Тюрьма, в которую заточили 90 куртинцев, была военной, с особо строгим режимом.
Условия, в которые французские власти поставили руководителей русских революционных солдат, были особенно жестки. Всех 90 человек поместили в одну камеру площадью 80–85 квадратных метров. В камере не было скамеек, столов, коек. Лишь на полу лежали тонкие, набитые мелкой соломой матрацы. В дневное время они служили «столами», «стульями» и другой мебелью.
Все довольствие арестованных состояло из 200 граммов хлеба, 70 граммов картофеля, 50 граммов мяса, которого никогда не выдавали. Крупы по суточному рациону полагалось 25 граммов. Утром выдавали чашку черного кофе без хлеба, хлеб арестованные получали лишь в обед. Книг, газет, письменных принадлежностей иметь не разрешалось.
Таким образом, арестованные оказались не только запертыми [255] в камере, но и изолированными от внешнего мира. Находясь в таких условиях, куртинцы были настолько оторваны от жизни, что даже о победе Октябрьской революции в России они узнали от мальчика француза, сына одного из надзирателей тюрьмы, который затем стал их постоянным и лучшим секретным осведомителем и почтальоном. Куртинцы никогда не забудут своего одиннадцатилетнего друга, который делал им все, что было в его силах, доставлял им все необходимое, сообщал, что их интересовало. Настоящего его имени куртинцы не знали. Все русские солдаты ласково звали его «Нотр гарсон», что значит «Наш мальчик».
Прогулка на небольшом дворе разрешалась всего лишь на два часа в сутки. Все остальное время арестованные находились в тесной камере. Иногда старый надзиратель, когда отсутствовало начальство, на свою ответственность открывал двери камеры, и куртинцы могли прогуливаться и в не установленное тюремным режимом время. Но это случалось нечасто.

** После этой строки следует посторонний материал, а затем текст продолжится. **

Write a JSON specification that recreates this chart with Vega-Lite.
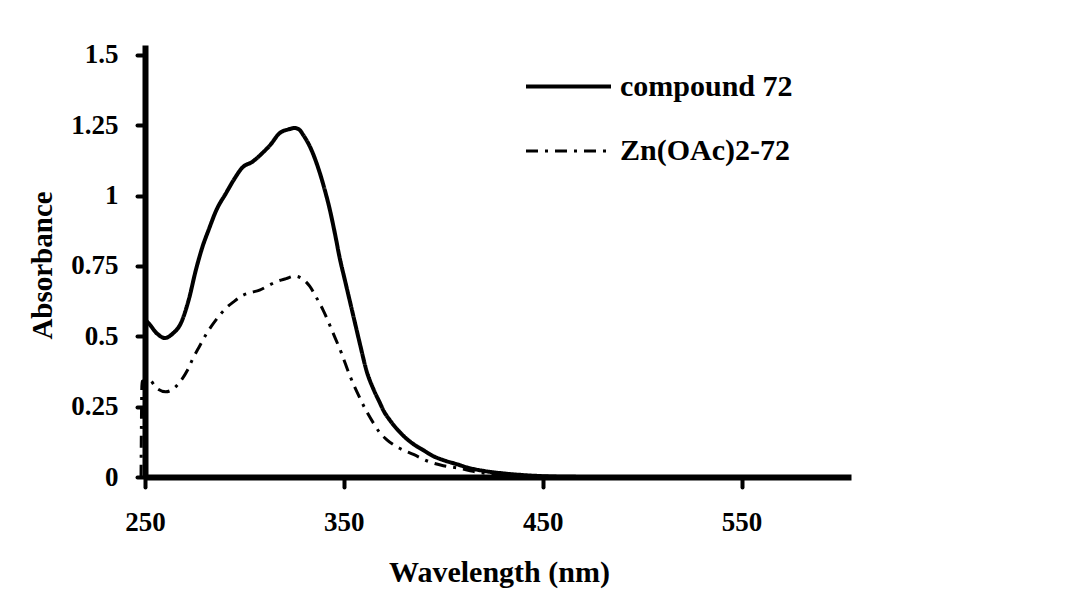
{
  "$schema": "https://vega.github.io/schema/vega-lite/v6.json",
  "autosize": {"type": "none"},
  "padding": {"left": 145, "top": 45, "right": 236, "bottom": 122},
  "width": 706,
  "height": 432,
  "background": "white",
  "config": {
    "view": {"stroke": null},
    "font": "Liberation Serif",
    "axis": {"grid": false, "domainColor": "black", "tickColor": "black", "labelColor": "black", "titleColor": "black", "labelFont": "Liberation Serif", "titleFont": "Liberation Serif", "labelFontWeight": "bold", "titleFontWeight": "bold"},
    "legend": {"labelFont": "Liberation Serif", "labelFontWeight": "bold", "labelColor": "black", "labelLimit": 0}
  },
  "data": {"values": [
    {"wl": 250, "a": 0.56, "s": "compound 72"},
    {"wl": 252, "a": 0.545, "s": "compound 72"},
    {"wl": 256, "a": 0.51, "s": "compound 72"},
    {"wl": 260, "a": 0.494, "s": "compound 72"},
    {"wl": 264, "a": 0.51, "s": "compound 72"},
    {"wl": 268, "a": 0.546, "s": "compound 72"},
    {"wl": 272, "a": 0.63, "s": "compound 72"},
    {"wl": 275.6, "a": 0.736, "s": "compound 72"},
    {"wl": 279, "a": 0.82, "s": "compound 72"},
    {"wl": 282, "a": 0.878, "s": "compound 72"},
    {"wl": 286, "a": 0.95, "s": "compound 72"},
    {"wl": 290.7, "a": 1.008, "s": "compound 72"},
    {"wl": 295, "a": 1.06, "s": "compound 72"},
    {"wl": 299, "a": 1.1, "s": "compound 72"},
    {"wl": 304, "a": 1.12, "s": "compound 72"},
    {"wl": 309, "a": 1.151, "s": "compound 72"},
    {"wl": 313, "a": 1.18, "s": "compound 72"},
    {"wl": 317.7, "a": 1.222, "s": "compound 72"},
    {"wl": 322, "a": 1.235, "s": "compound 72"},
    {"wl": 325.3, "a": 1.24, "s": "compound 72"},
    {"wl": 327.5, "a": 1.235, "s": "compound 72"},
    {"wl": 329.5, "a": 1.216, "s": "compound 72"},
    {"wl": 333.7, "a": 1.162, "s": "compound 72"},
    {"wl": 337, "a": 1.1, "s": "compound 72"},
    {"wl": 340.4, "a": 1.02, "s": "compound 72"},
    {"wl": 342.9, "a": 0.951, "s": "compound 72"},
    {"wl": 345.5, "a": 0.865, "s": "compound 72"},
    {"wl": 348, "a": 0.775, "s": "compound 72"},
    {"wl": 350.5, "a": 0.7, "s": "compound 72"},
    {"wl": 353, "a": 0.625, "s": "compound 72"},
    {"wl": 355.5, "a": 0.55, "s": "compound 72"},
    {"wl": 358, "a": 0.475, "s": "compound 72"},
    {"wl": 361.5, "a": 0.375, "s": "compound 72"},
    {"wl": 365, "a": 0.31, "s": "compound 72"},
    {"wl": 368, "a": 0.265, "s": "compound 72"},
    {"wl": 370, "a": 0.235, "s": "compound 72"},
    {"wl": 373, "a": 0.203, "s": "compound 72"},
    {"wl": 377, "a": 0.168, "s": "compound 72"},
    {"wl": 381.7, "a": 0.135, "s": "compound 72"},
    {"wl": 386, "a": 0.112, "s": "compound 72"},
    {"wl": 390, "a": 0.095, "s": "compound 72"},
    {"wl": 395, "a": 0.074, "s": "compound 72"},
    {"wl": 400, "a": 0.06, "s": "compound 72"},
    {"wl": 407, "a": 0.045, "s": "compound 72"},
    {"wl": 412, "a": 0.034, "s": "compound 72"},
    {"wl": 420, "a": 0.022, "s": "compound 72"},
    {"wl": 430, "a": 0.013, "s": "compound 72"},
    {"wl": 440, "a": 0.007, "s": "compound 72"},
    {"wl": 450, "a": 0.003, "s": "compound 72"},
    {"wl": 460, "a": 0.001, "s": "compound 72"},
    {"wl": 480, "a": 0, "s": "compound 72"},
    {"wl": 540, "a": 0, "s": "compound 72"},
    {"wl": 605, "a": 0, "s": "compound 72"},
    {"wl": 248, "a": 0, "s": "Zn(OAc)2-72"},
    {"wl": 248.5, "a": 0.34, "s": "Zn(OAc)2-72"},
    {"wl": 252, "a": 0.345, "s": "Zn(OAc)2-72"},
    {"wl": 256, "a": 0.315, "s": "Zn(OAc)2-72"},
    {"wl": 260.4, "a": 0.303, "s": "Zn(OAc)2-72"},
    {"wl": 264, "a": 0.312, "s": "Zn(OAc)2-72"},
    {"wl": 267, "a": 0.333, "s": "Zn(OAc)2-72"},
    {"wl": 271.4, "a": 0.38, "s": "Zn(OAc)2-72"},
    {"wl": 274, "a": 0.42, "s": "Zn(OAc)2-72"},
    {"wl": 277.3, "a": 0.463, "s": "Zn(OAc)2-72"},
    {"wl": 281, "a": 0.51, "s": "Zn(OAc)2-72"},
    {"wl": 285.7, "a": 0.558, "s": "Zn(OAc)2-72"},
    {"wl": 290.7, "a": 0.6, "s": "Zn(OAc)2-72"},
    {"wl": 295, "a": 0.625, "s": "Zn(OAc)2-72"},
    {"wl": 299, "a": 0.645, "s": "Zn(OAc)2-72"},
    {"wl": 303, "a": 0.655, "s": "Zn(OAc)2-72"},
    {"wl": 307.6, "a": 0.664, "s": "Zn(OAc)2-72"},
    {"wl": 312, "a": 0.68, "s": "Zn(OAc)2-72"},
    {"wl": 316, "a": 0.694, "s": "Zn(OAc)2-72"},
    {"wl": 321, "a": 0.705, "s": "Zn(OAc)2-72"},
    {"wl": 325.3, "a": 0.714, "s": "Zn(OAc)2-72"},
    {"wl": 329, "a": 0.705, "s": "Zn(OAc)2-72"},
    {"wl": 332.8, "a": 0.678, "s": "Zn(OAc)2-72"},
    {"wl": 336, "a": 0.64, "s": "Zn(OAc)2-72"},
    {"wl": 339.5, "a": 0.594, "s": "Zn(OAc)2-72"},
    {"wl": 344.6, "a": 0.511, "s": "Zn(OAc)2-72"},
    {"wl": 348.8, "a": 0.44, "s": "Zn(OAc)2-72"},
    {"wl": 353, "a": 0.36, "s": "Zn(OAc)2-72"},
    {"wl": 356.4, "a": 0.305, "s": "Zn(OAc)2-72"},
    {"wl": 361.5, "a": 0.232, "s": "Zn(OAc)2-72"},
    {"wl": 365, "a": 0.19, "s": "Zn(OAc)2-72"},
    {"wl": 368, "a": 0.158, "s": "Zn(OAc)2-72"},
    {"wl": 371.5, "a": 0.133, "s": "Zn(OAc)2-72"},
    {"wl": 378, "a": 0.102, "s": "Zn(OAc)2-72"},
    {"wl": 385, "a": 0.08, "s": "Zn(OAc)2-72"},
    {"wl": 393, "a": 0.054, "s": "Zn(OAc)2-72"},
    {"wl": 400, "a": 0.04, "s": "Zn(OAc)2-72"},
    {"wl": 408, "a": 0.031, "s": "Zn(OAc)2-72"},
    {"wl": 415, "a": 0.02, "s": "Zn(OAc)2-72"},
    {"wl": 425, "a": 0.01, "s": "Zn(OAc)2-72"},
    {"wl": 440, "a": 0.004, "s": "Zn(OAc)2-72"},
    {"wl": 460, "a": 0, "s": "Zn(OAc)2-72"},
    {"wl": 605, "a": 0, "s": "Zn(OAc)2-72"}
  ]},
  "mark": {"type": "line", "color": "black", "clip": false, "strokeCap": "butt", "interpolate": "monotone"},
  "encoding": {
    "x": {
      "field": "wl", "type": "quantitative",
      "scale": {"domain": [250, 605], "nice": false, "zero": false},
      "axis": {
        "title": "Wavelength (nm)", "values": [250, 350, 450, 550],
        "domainWidth": 6, "tickWidth": 4, "tickSize": 10, "tickCap": "round",
        "labelFontSize": 27, "labelPadding": 22, "labelFlush": false,
        "titleFontSize": 30, "titleX": 354, "titleY": 95, "titleBaseline": "middle", "titleAlign": "center"
      }
    },
    "y": {
      "field": "a", "type": "quantitative",
      "scale": {"domain": [0, 1.535], "nice": false},
      "axis": {
        "title": "Absorbance", "values": [0, 0.25, 0.5, 0.75, 1, 1.25, 1.5], "format": ".2~f",
        "domainWidth": 6, "tickWidth": 4, "tickSize": 8, "tickCap": "round",
        "labelFontSize": 27, "labelPadding": 19, "labelFlush": false,
        "titleFontSize": 29, "titleX": -103, "titleY": 220, "titleAngle": -90, "titleBaseline": "middle", "titleAlign": "center"
      }
    },
    "strokeDash": {
      "field": "s", "type": "nominal",
      "scale": {"domain": ["compound 72", "Zn(OAc)2-72"], "range": [[1, 0], [12, 7, 3, 7]]},
      "legend": {
        "title": null, "orient": "none", "legendX": 379, "legendY": -3,
        "symbolType": "stroke", "symbolSize": 7225, "symbolStrokeColor": "black",
        "labelFontSize": 30, "labelFont": "Liberation Serif", "labelFontWeight": "bold", "labelColor": "black", "labelLimit": 0,
        "labelOffset": 7, "rowPadding": 5, "padding": 0
      }
    },
    "strokeWidth": {
      "field": "s", "type": "nominal",
      "scale": {"domain": ["compound 72", "Zn(OAc)2-72"], "range": [4, 3]},
      "legend": null
    }
  }
}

Охрану тюрьмы несли солдаты колониальных французских войск, тщательно отобранные; они не разговаривали с арестованными и не отвечали на их вопросы. Начальник тюрьмы, старшие и младшие надзиратели были французы. С конца сентября и до начала декабря 1917 года арестованных посетил всего лишь один раз военный фельдшер французской службы. Один раз за все это время они были и в бане.